Da tempo è cominciato un nuovo anno. Lo seppe vedere a metà degli anni ’80 Augusto Del Noce, quando rifiutava che si dovesse descrivere il XX secolo come il risultato della lotta tra le forze del progresso e quelle della reazione. La differenza è segnata dalla secolarizzazione. Non abbiamo però detto che la differenza non è tra chi in qualche modo è religioso e chi in qualche modo è laico? Perché parlare allora di secolarizzazione?

Senza dubbio, nella sua definizione tradizionale, la secolarizzazione ha raggiunto tutti. Da molto tempo in Occidente, fortunatamente, le istituzioni e la religione sono separate. La pratica religiosa si è ridotta considerevolmente e anche l’appartenenza a una religione istituzionale si è trasformata in un’opzione tra molte altre. La secolarizzazione nel suo significato tradizionale non fa distinzioni, tutti siamo secolarizzati, lo si voglia o no. Ciò non significa che siamo tutti atei, anzi. Così come tutti siamo secolarizzati nel senso tradizionale del termine, tutti siamo tornati a uno stato pagano, il misterico e l’anelito di espiazione appaiono ovunque. Siamo tornati alla seconda metà del secondo secolo della nostra era: viviamo, come allora, una grande incertezza e un “elevato consumo di nuove religioni”, in quell’epoca asiatiche. Lo spiega con precisione Lipovetsky: l’individuo di questo inizio di secolo, “narcisista, è incline all’angoscia e all’ansia; formato in un universo scientifico e ciò nonostante permeabile, sia pure solo superficialmente, a tutti i gadgets del sentire: l’esoterismo, la parapsicologia, i medium e i guru”.

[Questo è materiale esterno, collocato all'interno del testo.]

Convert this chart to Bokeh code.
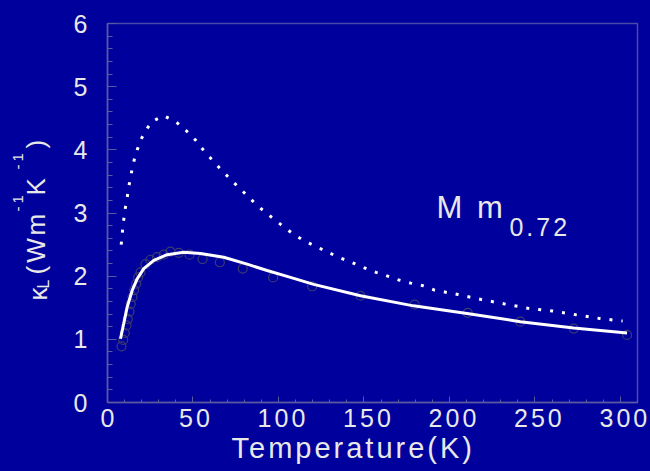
from math import pi
from bokeh.plotting import figure
from bokeh.layouts import row
from bokeh.models import Label, FixedTicker, InlineStyleSheet, Range1d, Title
from bokeh.embed import file_html
from bokeh.resources import INLINE

# ---------------- data ----------------
# dotted (upper) calculated curve
T_dot = [8.0, 8.6, 9.0, 9.8, 10.5, 11.5, 12.3, 13.5, 14.4, 15.8, 17.4, 19.5, 22.2, 26.1,
         32.9, 40.2, 45.8, 51.3, 56.0, 60.6, 65.3, 72.0, 80.0, 87.9, 94.7, 101.3, 108.0,
         115.0, 122.0, 128.8, 135.9, 142.7, 149.5, 157.1, 163.9, 170.3, 177.4, 184.4,
         191.2, 204.9, 218.7, 232.3, 246.2, 260.4, 273.9, 287.9, 301.3]
k_dot = [2.50, 2.65, 2.80, 2.95, 3.09, 3.24, 3.40, 3.56, 3.70, 3.86, 4.00, 4.16, 4.30, 4.45,
         4.54, 4.44, 4.31, 4.16, 4.00, 3.86, 3.72, 3.53, 3.32, 3.11, 2.96, 2.82, 2.68,
         2.56, 2.47, 2.38, 2.29, 2.22, 2.14, 2.06, 2.00, 1.94, 1.89, 1.85,
         1.78, 1.71, 1.63, 1.56, 1.49, 1.45, 1.39, 1.33, 1.29]

# solid fitted curve
T_fit = [7.6, 9.5, 11.5, 14.4, 17.4, 21.2, 27.1, 34.9, 44.6, 54.4, 68.0, 81.7, 93.4,
         107.0, 120.6, 148.0, 179.0, 210.3, 241.5, 272.7, 303.9]
k_fit = [1.01, 1.25, 1.51, 1.77, 1.96, 2.12, 2.25, 2.34, 2.38, 2.36, 2.30, 2.19, 2.09,
         1.98, 1.87, 1.69, 1.53, 1.41, 1.28, 1.18, 1.10]

# experimental points (open circles)
T_exp = [8.2, 9.2, 10.1, 11.1, 11.9, 12.9, 13.6, 14.6, 15.6, 16.8, 17.9, 19.3, 22.2, 25.1,
         29.0, 32.9, 36.8, 41.7, 48.0, 55.6, 65.7, 79.1, 96.9, 119.7, 148.0, 179.7, 210.7,
         241.5, 272.7, 303.9]
k_exp = [0.89, 0.99, 1.10, 1.22, 1.32, 1.44, 1.56, 1.67, 1.78, 1.88, 1.98, 2.06, 2.19, 2.26,
         2.30, 2.34, 2.39, 2.37, 2.34, 2.27, 2.22, 2.12, 1.98, 1.84, 1.69, 1.55, 1.42,
         1.28, 1.17, 1.07]

x_ticks = [0, 50, 100, 150, 200, 250, 300]
x_minor = [0, 10, 20, 30, 40, 50, 60, 70, 80, 90, 100, 110, 120, 130, 140, 150, 160, 170,
           180, 190, 200, 210, 220, 230, 240, 250, 260, 270, 280, 290, 300, 310]
y_ticks = [0, 1, 2, 3, 4, 5, 6]
y_minor = [0, 0.2, 0.4, 0.6, 0.8, 1.0, 1.2, 1.4, 1.6, 1.8, 2.0, 2.2, 2.4, 2.6, 2.8, 3.0,
           3.2, 3.4, 3.6, 3.8, 4.0, 4.2, 4.4, 4.6, 4.8, 5.0, 5.2, 5.4, 5.6, 5.8, 6.0]

x_title = "Temperature(K)"
sample_main = "M m"
sample_sub = "0.72"

# ---------------- styling ----------------
BG = "#00009c"
FG = "#e8e8e8"
AX = "#5a5aa0"
FONT = "Liberation Sans"
SPACING = [InlineStyleSheet(css=":host { letter-spacing: 3px; }")]

LEFT_W = 60
H = 471
TOP, BOTTOM = 23, 69          # frame borders (pixels), shared by both panels

# main plot
p = figure(width=650 - LEFT_W, height=H, x_range=(0, 310), y_range=(0, 6),
           output_backend="svg", toolbar_location=None,
           min_border_left=107 - LEFT_W, min_border_right=13,
           min_border_top=TOP, min_border_bottom=BOTTOM)
p.background_fill_color = BG
p.border_fill_color = BG
p.outline_line_color = "#4a4aa8"
p.outline_line_width = 1.5
p.grid.visible = False
p.stylesheets = SPACING

p.xaxis.ticker = FixedTicker(ticks=x_ticks, minor_ticks=x_minor)
p.yaxis.ticker = FixedTicker(ticks=y_ticks, minor_ticks=y_minor)

for ax in (p.xaxis[0], p.yaxis[0]):
    ax.axis_line_color = AX
    ax.axis_line_width = 1.5
    ax.major_tick_line_color = AX
    ax.minor_tick_line_color = AX
    ax.major_tick_out = 0
    ax.minor_tick_out = 0
    ax.major_label_text_color = FG
    ax.major_label_text_font = FONT
    ax.major_label_text_font_size = "25px"

p.xaxis.major_tick_in = 6
p.xaxis.minor_tick_in = 3
p.yaxis.major_tick_in = 9
p.yaxis.minor_tick_in = 5
p.xaxis.major_label_standoff = 6
p.yaxis.major_label_standoff = 20

# x-axis title placed as a title below the axis, offset to match the reference
p.add_layout(Title(text=x_title, align="left", offset=124, standoff=0,
                   text_font=FONT, text_font_size="29px", text_font_style="normal",
                   text_color=FG), "below")

# glyphs
p.scatter(T_exp, k_exp, marker="circle", size=9, fill_color=None,
          line_color="#3c3c70", line_width=1.2)
p.line(T_fit, k_fit, line_color="white", line_width=3)
p.line(T_dot, k_dot, line_color="white", line_width=3, line_dash="3 9")

def lab(fig, x, y, t, size, angle=0.0):
    fig.add_layout(Label(x=x, y=y, text=t, angle=angle, text_font=FONT,
                         text_font_size=size, text_color=FG,
                         text_align="left", text_baseline="alphabetic"))

lab(p, 192.4, 3.085, sample_main, "31px")
lab(p, 235.1, 2.785, sample_sub, "25px")

# narrow strip on the left carrying the rotated y-axis title; its frame is aligned
# with the main frame, so the range is given in page pixels measured from the bottom
q = figure(width=LEFT_W, height=H, x_range=Range1d(0, LEFT_W),
           y_range=Range1d(BOTTOM, H - TOP),
           output_backend="svg", toolbar_location=None,
           x_axis_type=None, y_axis_type=None,
           min_border_left=0, min_border_right=0,
           min_border_top=TOP, min_border_bottom=BOTTOM)
q.background_fill_color = BG
q.border_fill_color = BG
q.outline_line_color = None
q.grid.visible = False
q.stylesheets = SPACING

# kappa_L (W m^-1 K^-1)
lab(q, 37, H - 300, "κ", "26px", pi / 2)
lab(q, 43, H - 288, "L", "16px", pi / 2)
lab(q, 35, H - 274, "(W", "26px", pi / 2)
lab(q, 35, H - 235, "m", "26px", pi / 2)
lab(q, 17, H - 211, "-1", "15px", pi / 2)
lab(q, 35, H - 195, "K", "26px", pi / 2)
lab(q, 17, H - 169, "-1", "15px", pi / 2)
lab(q, 35, H - 148, ")", "26px", pi / 2)

layout = row(q, p, spacing=0)

html = file_html(layout, INLINE)
html = html.replace("</head>", "<style>html,body{background:%s;}</style></head>" % BG, 1)
open("out.html", "w").write(html)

Nella società teoricamente secolarizzata, in realtà già post-secolare, non solo per l’islam, religiosi e laici si attaccano ai gadgets, agli aggeggi, agli artefatti che appaiono ben disegnati per i momenti nei quali il bisogno di significato si fa perentorio. Succede nelle religioni istituzionalizzate e in quelle create da sé. Possono essere atti di devozione più o meno classici o un momento di comunione con la Madre Terra.

Se siamo già tutti secolarizzati, se abbiamo accettato la trasformazione dei dogmi cristiani in etica, e tutti siamo pagani, che senso ha riprendere la differenza di cui parlava Del Noce?

Ci sono una secolarizzazione ultima e una religiosità ultima che non dipendono da quante volte si menziona Dio. Siamo in un tempo nel quale piovono dei da tutte le parti. Il confine è tra chi pensa, come Marco Aurelio, che le cose e le opere degli uomini sono “fumo e niente”, “un passero che vola, che sparisce prima che possiamo toccarlo” e chi dà loro qualche peso. La secolarizzazione di cui  parliamo non è quella di chi non va a messa o in moschea. È il “discredito della realtà del reale, della dura pietra del dato e della densa carne del fatto, della consistenza di tutta la materia che si può arrivare a conoscere”, alla quale si unisce “la potenza devastatrice che deriva dal raggiungere la realtà dell’irreale” (González Sainz).

Il confine è ora segnato da quelli che dicono “batti cuore … non tutto è stato inghiottito dalla terra (Machado)” e quelli che si sono accontentati di essere “tra due oscurità, un lampo” (Aleixandre). La differenza è tra chi riconosce che ci si è inaridita l’anima, “però non del tutto, non fino all’annichilamento, assetata continua ad andare avanti” (L. Glück) o chi solo desidera essere “il cane di un cane che mi porti a passeggiare” (R. Bandini). Siamo in un anno nuovo.